Procurement intelligence becomes “empowered.”

Thirty Percent of procurement intelligence provider Cutting Edge Procurement (CEP) has been acquired by a BEE (Black Economic Empowerment) grouping led by businessman Althaf Emmamally (pictured). CEP provides business intelligence tools for analysing, managing and optimising the procurement environment to some of the largest procurement organisations in the country.

Emmamally, which will now play the role of CFO, says that he chose to acquire a stake in CEP because the company has “a competitive edge in the procurement intelligence market that will take other players years to replicate.”
Pinpointing the cause of delays in service delivery
Emmamally comments on some of the procurement challenges in the private and public sector: “Governments are by far the biggest purchasers of goods and services. As such they have great influence in driving social change through procurement. Take preferential procurement as an example. But there is little in the form of accurate information to make procurement decisions,” he says.

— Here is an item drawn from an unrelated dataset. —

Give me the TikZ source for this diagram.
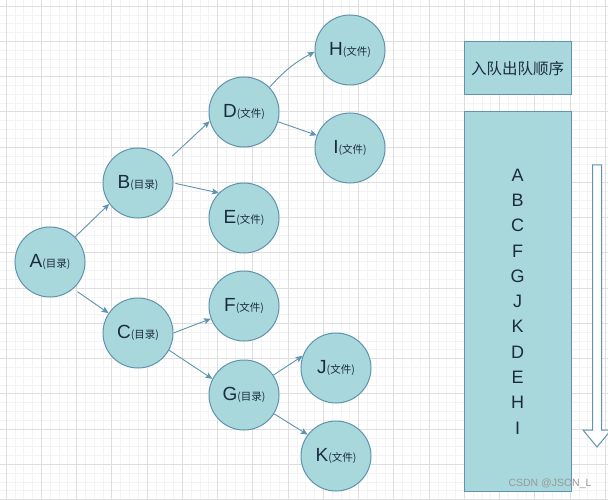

“And the feedback from large private sector buyers are not that different to their colleagues in government. We think that CEP’s Procurement Dashboard and 100’s of predefined reports from tens of millions of transactions, across multiple systems, can assist even the largest of organisations in making intelligent decisions at the most strategic level.”
“For example,” he says “While preferential (BEE) procurement is certainly top of mind for government, another area is that of service delivery.” “Government supply chain management is often a major bottleneck in getting things done.” “With CEP’s systems, managers will be able to pinpoint how long it takes for requirements to be processed and thus where administrative bottlenecks lie.” “The systems can show this at national, provincial, departmental, even at an individual level”, he says.

95% or orders arrive late
James Yates, Chief Operating Officer, says that in some new analysis that CEP had done this month – across some of the largest (and more progressive) private sector companies – more than 95% of orders placed arrive later than the expected dates and times.
According to Yates , some of the country’ largest organisations have already started to use the CEP solution set. “And there are some VERY surprising pieces of info surfacing.” He concludes “You won’t believe how many purchasing transactions are occurring in Blue Chip companies, that procurement doesn’t even know about!” We’d love to start analysing this in government…”

CEP CEO, Johan Grimbeek, says that “Many large companies view procurement as key to achieving competitive advantage. Our new shareholding partners share that view with us. “But their insights from vantage points in both government and the private sector internationally are expanding our view on strategic procurement intelligence to levels we never anticipated!”